The film version of the second book, The Girl Who Played with Fire, once again presents a Sweden that’s hard to recognize. The heroes are back – Blomkvist, still played by the appealing Michael Nyqvist, and Salander, again given dark and angry life by the perfectly cast Noomi Rapace – and some of our old favourites as well: Bjurman (Peter Andersson), for instance, the sleazy lawyer who assaulted Lisbeth in the first movie and still carries a tattoo on his stomach that reads, “I am a sadistic pig and a rapist,” and Erika (Lena Endre), the married woman with whom Blomkvist is having a matter-of-fact and fairly public affair (at least some things seem Swedish).

The second story is even more outre than the first one, although perhaps it’s not surprising that a film starring a Goth would be gothic. Like the book on which it’s based, it is violent, complex, barely believable and filled with bizarre characters, like Niedermann (Micke Spreitz), a blond, muscular giant seemingly impervious to pain, and Zala (Georgi Staykov), a shadowy criminal boss with a temperament, not to mention a disfigurement, that wouldn’t be out of place in a Bond villain.

And Sweden is just as fraught. The Girl Who Played with Fire uncovers a prostitution ring that takes advantage of immigrant women and involves a cross-section of the Swedish power elite, all of whom seem to be involved in some way in either kinky sex or its coverup. As in the first movie, the plot has been pared down a bit, and a good thing, too: The book devotes several pages to Lisbeth shopping at Ikea for furniture, for instance, and includes a bizarre episode in which she gets breast implants that make her feel more womanly. For a writer who took up the feminist cause, Larsson could be a little tone-deaf.

A new director, Daniel Alfredson, has taken over (he also directs the third film in the series, The Girl Who Kicked the Hornet’s Nest), and it comes with a lighter palette. The first movie was set in the gloomy Swedish countryside, a place of nightfall and rain. This film takes place mostly in Stockholm, pictured as a clean, sunny and somewhat featureless city whose main charm is the view from Lisbeth’s luxury apartment. The city looks like smorgasbord tastes – responsibly nourishing – but under the calm lies a Nordic noir.

The movie begins where the last one left off (if you haven’t seen No. 1, don’t try to figure out No. 2), with Lisbeth returning from a yearlong world tour and getting involved in three murders. They’re somehow linked to the sex ring, and Lisbeth’s connection turns out to be one of those coincidences that powers so much detective fiction.

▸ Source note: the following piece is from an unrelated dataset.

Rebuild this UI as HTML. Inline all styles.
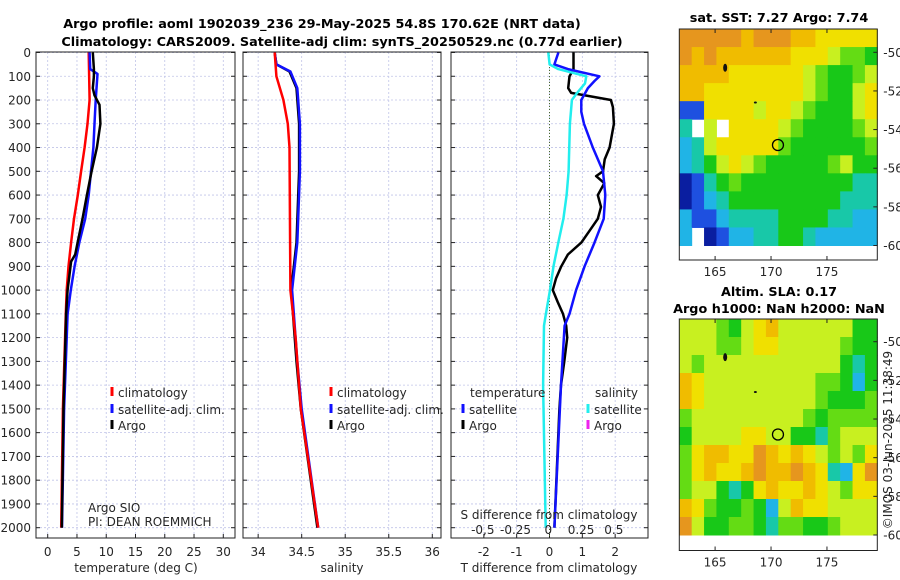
<!DOCTYPE html>
<html><head><meta charset="utf-8">
<style>
html,body{margin:0;padding:0;background:#fff;}
svg{display:block;font-family:"DejaVu Sans","Liberation Sans",sans-serif;}
.t{font-size:12px;fill:#262626;}
.b{font-weight:bold;fill:#000;font-size:12.8px;}
</style></head><body>
<svg id="c" width="900" height="580" viewBox="0 0 900 580">
<rect width="900" height="580" fill="#fff"/>
<text class="b" x="322" y="28" text-anchor="middle">Argo profile: aoml 1902039_236 29-May-2025 54.8S 170.62E (NRT data)</text>
<text class="b" x="342" y="46" text-anchor="middle">Climatology: CARS2009. Satellite-adj clim: synTS_20250529.nc (0.77d earlier)</text>
<text class="b" x="779" y="22" text-anchor="middle">sat. SST: 7.27 Argo: 7.74</text>
<text class="b" x="779" y="296" text-anchor="middle">Altim. SLA: 0.17</text>
<text class="b" x="779" y="313" text-anchor="middle">Argo h1000: NaN h2000: NaN</text>
<text class="t" transform="translate(892,440) rotate(-90)" text-anchor="middle">©IMOS 03-Jun-2025 11:38:49</text>
<g id="g"></g>
</svg>
<script>
// ---------- profile data ----------
const tClimDepth=[0,200,300,400,500,600,700,800,900,1000,1100,1500,2000];
const tClimVal=[7.0,7.15,6.8,6.3,5.7,5.15,4.5,4.0,3.55,3.25,3.1,2.6,2.3];
const tSatDepth=[0,70,90,200,300,400,500,600,700,800,900,1000,1100,1500,2000];
const tSatVal=[7.15,7.26,8.5,8.2,8.0,7.8,7.4,7.0,6.4,5.4,4.6,3.95,3.4,2.8,2.45];
const tArgoDepth=[0,70,100,150,180,220,300,400,500,600,700,800,850,880,1000,1100,1500,2000];
const tArgoVal=[7.7,7.9,7.9,7.7,8.0,8.85,9.0,8.4,7.5,6.7,5.95,5.1,4.7,4.0,3.4,3.15,2.7,2.4];
const sClimDepth=[0,100,200,300,400,1000,1200,1500,2000];
const sClimVal=[34.19,34.21,34.29,34.34,34.36,34.37,34.43,34.49,34.69];
const sSatDepth=[0,50,80,150,300,500,800,1000,1300,1500,2000];
const sSatVal=[34.19,34.21,34.37,34.45,34.48,34.48,34.45,34.39,34.45,34.50,34.69];
const sArgoDepth=[0,50,80,150,300,500,800,1000,1300,1500,2000];
const sArgoVal=[34.19,34.21,34.36,34.44,34.47,34.47,34.44,34.38,34.44,34.49,34.68];
const dTArgoDepth=[0,70,100,150,170,200,230,300,400,450,500,520,550,600,650,700,750,800,850,900,950,1000,1050,1100,1150,1200,1300,1400,1500,2000];
const dTArgoVal=[0.73,0.73,0.61,0.57,0.66,1.87,1.93,1.96,1.83,1.68,1.63,1.42,1.67,1.47,1.57,1.47,1.22,0.97,0.56,0.36,0.2,0.1,0.25,0.41,0.51,0.54,0.45,0.35,0.3,0.15];
const dTSatDepth=[0,50,70,100,120,150,200,250,300,400,500,600,700,800,900,1000,1100,1150,1400,2000];
const dTSatVal=[0.27,0.15,0.56,1.52,1.37,1.17,0.97,0.97,1.05,1.32,1.63,1.7,1.65,1.37,1.07,0.81,0.61,0.46,0.35,0.15];
const dSSatDepth=[0,50,70,100,130,170,200,300,500,600,700,800,900,1000,1100,1150,1400,2000];
const dSSatVal=[0,0.01,0.076,0.29,0.28,0.22,0.18,0.165,0.155,0.14,0.115,0.076,0.04,0.013,-0.018,-0.033,-0.04,-0.02];
const depthTicks=[0,100,200,300,400,500,600,700,800,900,1000,1100,1200,1300,1400,1500,1600,1700,1800,1900,2000];
const tTicks=[0,5,10,15,20,25,30];
const sTicks=[34,34.5,35,35.5,36];
const dTTicks=[-2,-1,0,1,2];
const dSTicks=[-0.5,-0.25,0,0.25,0.5];
const dSTickLabels=["-0,5","-0.25","0","0.25","0.5"];
// ---------- map data (codes 1..10, -1 = NaN) ----------
const sstGrid=[
[10,10,10,10,10,9,10,10,10,9,9,8,8,8,8,8],
[10,9,10,9,9,9,9,9,9,8,8,8,7,6,6,5],
[9,9,9,9,8,8,8,8,8,8,7,6,5,5,6,7],
[9,9,8,8,8,8,8,8,8,8,7,6,5,5,7,8],
[2,2,8,8,8,8,7,8,8,7,6,5,5,5,7,8],
[4,-1,7,-1,8,8,8,8,7,6,5,5,5,5,6,7],
[3,4,7,8,8,8,8,8,6,5,5,5,5,5,5,6],
[3,4,5,7,8,7,6,5,5,5,5,5,6,7,5,5],
[1,2,4,5,6,5,5,5,5,5,5,5,5,5,4,4],
[1,2,3,4,5,5,5,5,5,5,5,5,5,4,4,4],
[3,2,2,3,4,4,4,4,5,5,5,5,4,4,3,3],
[3,-1,1,2,3,3,4,4,5,5,4,3,3,3,3,3]];
const slaGrid=[
[7,7,7,6,5,7,8,9,7,7,7,7,7,7,5,5],
[7,7,7,6,6,7,8,8,7,7,7,7,7,6,5,5],
[7,6,7,7,7,7,7,7,7,7,7,7,7,5,4,5],
[9,8,7,7,7,7,7,7,7,7,7,6,6,5,3,5],
[9,8,7,7,7,7,7,7,7,7,7,6,5,5,5,6],
[6,7,7,7,7,7,7,7,7,7,6,5,6,6,6,6],
[5,7,7,7,7,8,8,7,7,5,5,4,6,7,7,7],
[6,8,9,9,8,8,10,9,8,9,8,7,6,7,6,8],
[6,8,9,8,8,9,10,9,9,10,9,8,4,3,8,10],
[6,7,7,5,4,5,8,9,8,8,9,8,7,6,8,8],
[9,8,6,5,5,6,5,3,7,9,8,8,7,7,7,7],
[10,7,5,5,6,6,5,4,6,6,5,5,6,7,7,7]];
const latTicks=[-50,-52,-54,-56,-58,-60];
const lonTicks=[165,170,175];
const argoLon=170.62, argoLat=-54.8;

const NS="http://www.w3.org/2000/svg";
const G=document.getElementById('g');
function mk(tag,attrs,parent){const e=document.createElementNS(NS,tag);for(const k in attrs)e.setAttribute(k,attrs[k]);(parent||G).appendChild(e);return e;}
const yD=d=>52.5+d*0.2376;
const TOP=52, BOT=538;
const panels=[
 {x0:36,x1:235,lo:-2,hi:32,ticks:tTicks,labels:tTicks.map(String),name:'temperature'},
 {x0:243,x1:441,lo:33.826,hi:36.1,ticks:sTicks,labels:sTicks.map(String),name:'salinity'},
 {x0:451,x1:648,lo:-3,hi:3,ticks:dTTicks,labels:dTTicks.map(String),name:'difference'}
];
panels.forEach((p,i)=>{
 const sx=v=>p.x0+(v-p.lo)/(p.hi-p.lo)*(p.x1-p.x0);
 p.sx=sx;
 const ax=mk('rect',{x:p.x0,y:TOP,width:p.x1-p.x0,height:BOT-TOP,fill:'#fff'});
 
 
 depthTicks.forEach(d=>{
  const l=mk('line',{x1:p.x0,x2:p.x1,y1:yD(d),y2:yD(d),stroke:'#c0c4e8','stroke-width':0.8,'stroke-dasharray':'2,2'});
  
  
  const tk=mk('line',{x1:p.x0,x2:p.x0+4,y1:yD(d),y2:yD(d),stroke:'#222'});
  
  
  const tk2=mk('line',{x1:p.x1-4,x2:p.x1,y1:yD(d),y2:yD(d),stroke:'#222'});
  
  
  if(i===0){const t=mk('text',{x:31,y:yD(d)+4.5,'text-anchor':'end',class:'t'});t.textContent=d;
   
   }
 });
 p.ticks.forEach((v,j)=>{
  const l=mk('line',{x1:sx(v),x2:sx(v),y1:TOP,y2:BOT,stroke:'#c0c4e8','stroke-width':0.8,'stroke-dasharray':'2,2'});
  
  
  const tk=mk('line',{x1:sx(v),x2:sx(v),y1:BOT,y2:BOT-4,stroke:'#222'});
  
  
  const t=mk('text',{x:sx(v),y:556,'text-anchor':'middle',class:'t'});t.textContent=p.labels[j];
  
  
 });
 const fr=mk('rect',{x:p.x0,y:TOP,width:p.x1-p.x0,height:BOT-TOP,fill:'none',stroke:'#222','stroke-width':1});
 
 
});
function line(p,sx,depths,vals,color,w,name){
 const pts=depths.map((d,k)=>sx(vals[k]).toFixed(1)+','+yD(d).toFixed(1)).join(' ');
 const e=mk('polyline',{points:pts,fill:'none',stroke:color,'stroke-width':w,'stroke-linejoin':'round'});
 
 
}
const P0=panels[0],P1=panels[1],P2=panels[2];
const sxS=v=>548.3+v*131;
const z=mk('line',{x1:P2.sx(0),x2:P2.sx(0),y1:TOP,y2:BOT,stroke:'#4a6a2a','stroke-width':1,'stroke-dasharray':'1,2'});


line(P0,P0.sx,tClimDepth,tClimVal,'#f00',2.5,'temp-climatology-line');
line(P0,P0.sx,tSatDepth,tSatVal,'#11f',2.5,'temp-satellite-line');
line(P0,P0.sx,tArgoDepth,tArgoVal,'#000',2.5,'temp-argo-line');
line(P1,P1.sx,sArgoDepth,sArgoVal,'#000',2.5,'sal-argo-line');
line(P1,P1.sx,sSatDepth,sSatVal,'#11f',2.5,'sal-satellite-line');
line(P1,P1.sx,sClimDepth,sClimVal,'#f00',2.5,'sal-climatology-line');
line(P2,P2.sx,dTArgoDepth,dTArgoVal,'#000',2.5,'tdiff-argo-line');
line(P2,P2.sx,dTSatDepth,dTSatVal,'#11f',2.5,'tdiff-satellite-line');
line(P2,sxS,dSSatDepth,dSSatVal,'#2ee','2.5','sdiff-satellite-line');
dSTicks.forEach((v,j)=>{
 const t=mk('text',{x:sxS(v),y:534,'text-anchor':'middle',class:'t'});t.textContent=dSTickLabels[j];
 
 
});
function txt(x,y,s,name,anchor,cls,size){const t=mk('text',{x:x,y:y,'text-anchor':anchor||'start',class:cls||'t'});if(size)t.setAttribute('font-size',size);t.textContent=s;
 
 return t;}
txt(549,519,'S difference from climatology','s-diff-axis-title','middle');
txt(136,572,'temperature (deg C)','temp-axis-title','middle');
txt(342,572,'salinity','sal-axis-title','middle');
txt(549,572,'T difference from climatology','t-diff-axis-title','middle');
txt(88,512,'Argo SIO','argo-sio-note','start','t','10px');
txt(88,526,'PI: DEAN ROEMMICH','pi-note','start','t','10px');
function leg(x,y,color,label,name){
 const m=mk('rect',{x:x-1.5,y:y-10,width:3,height:9,fill:color});
 
 
 txt(x+6,y,label,name);
}
leg(112,397,'#f00','climatology','legend-climatology');
leg(112,414,'#11f','satellite-adj. clim.','legend-satellite-adj');
leg(112,430,'#000','Argo','legend-argo');
leg(331,397,'#f00','climatology','legend-sal-climatology');
leg(331,414,'#11f','satellite-adj. clim.','legend-sal-satellite-adj');
leg(331,430,'#000','Argo','legend-sal-argo');
txt(470,397,'temperature','legend-temperature-header');
txt(595,397,'salinity','legend-salinity-header');
leg(463,414,'#11f','satellite','legend-tdiff-satellite');
leg(463,430,'#000','Argo','legend-tdiff-argo');
leg(588,414,'#2ee','satellite','legend-sdiff-satellite');
leg(588,430,'#e2e','Argo','legend-sdiff-argo');
// ---------- maps ----------
const pal={1:'#0a1ea0',2:'#1e50e0',3:'#20b4e6',4:'#18c8a8',5:'#18c818',6:'#64dc14',7:'#c8f020',8:'#f0e000',9:'#f0bc00',10:'#e6961e'};
function drawMap(grid,mx0,mx1,yTop,yAxisBot,yLat50,yLat60,name){
 const lonLo=161.8,lonHi=179.5;
 const sxm=lon=>mx0+(lon-lonLo)/(lonHi-lonLo)*(mx1-mx0);
 const sym=lat=>yLat50+(lat+50)/(-10)*(yLat60-yLat50);
 const latTop=-50+(yTop-yLat50)/(yLat60-yLat50)*(-10);
 const latBot=-60;
 const rows=grid.length,cols=grid[0].length;
 const bg=mk('rect',{x:mx0,y:yTop,width:mx1-mx0,height:yAxisBot-yTop,fill:'#fff'});
 
 
 for(let r=0;r<rows;r++)for(let c=0;c<cols;c++){
  const v=grid[r][c]; if(v<0)continue;
  const la0=latTop+(latBot-latTop)*r/rows, la1=latTop+(latBot-latTop)*(r+1)/rows;
  const lo0=lonLo+(lonHi-lonLo)*c/cols, lo1=lonLo+(lonHi-lonLo)*(c+1)/cols;
  const e=mk('rect',{x:sxm(lo0),y:sym(la0),width:sxm(lo1)-sxm(lo0)+0.5,height:sym(la1)-sym(la0)+0.5,fill:pal[v]});
  
  
 }
 const fr=mk('rect',{x:mx0,y:yTop,width:mx1-mx0,height:yAxisBot-yTop,fill:'none',stroke:'#222'});
 
 
 latTicks.forEach(l=>{
  const tk=mk('line',{x1:mx1-4,x2:mx1,y1:sym(l),y2:sym(l),stroke:'#222'});
  
  
  txt(mx1+6,sym(l)+4.5,String(l),name+'-lat-label');
 });
 lonTicks.forEach(l=>{
  const tk=mk('line',{x1:sxm(l),x2:sxm(l),y1:yAxisBot,y2:yAxisBot-4,stroke:'#222'});
  
  
  const tk2=mk('line',{x1:sxm(l),x2:sxm(l),y1:yTop,y2:yTop+4,stroke:'#222'});
  
  
  txt(sxm(l),yAxisBot+16,String(l),name+'-lon-label','middle');
 });
 const isl=mk('ellipse',{cx:sxm(165.9),cy:sym(-50.8),rx:2,ry:4,fill:'#111'});
 
 
 const isl2=mk('ellipse',{cx:sxm(168.6),cy:sym(-52.6),rx:1.5,ry:1,fill:'#111'});
 
 
 const ci=mk('circle',{cx:sxm(argoLon),cy:sym(argoLat),r:5.5,fill:'none',stroke:'#000','stroke-width':1.3});
 
 
}
drawMap(sstGrid,679.3,877.3,29,260,52.3,245.5,'sst-map');
drawMap(slaGrid,679.3,877.3,319,550.5,341.7,535,'sla-map');
</script>
</body></html>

She becomes a suspect, and Blomkvist has to clear her name. Meanwhile, the hulking blond giant is lurching here and there, occasionally popping up with a working chainsaw to do his dirty work. The romance of The Girl with the Dragon Tattoo is missing in The Girl Who Played with Fire: Love here is represented by a somewhat gratuitous sex scene between Lisbeth and her girlfriend, as well as a quick glide over the relationship of Blomkvist and Erika.

The movie eliminates many of Larsson’s subplots, laying bare an overwrought but undeniably mesmerizing skeleton. The Girl series is the movie version of a page-turner: We don’t believe it, and we can’t wait to see what happens next. Kick that hornet’s nest, Lisbeth Salander.

The movie is due out in the UK 26th November.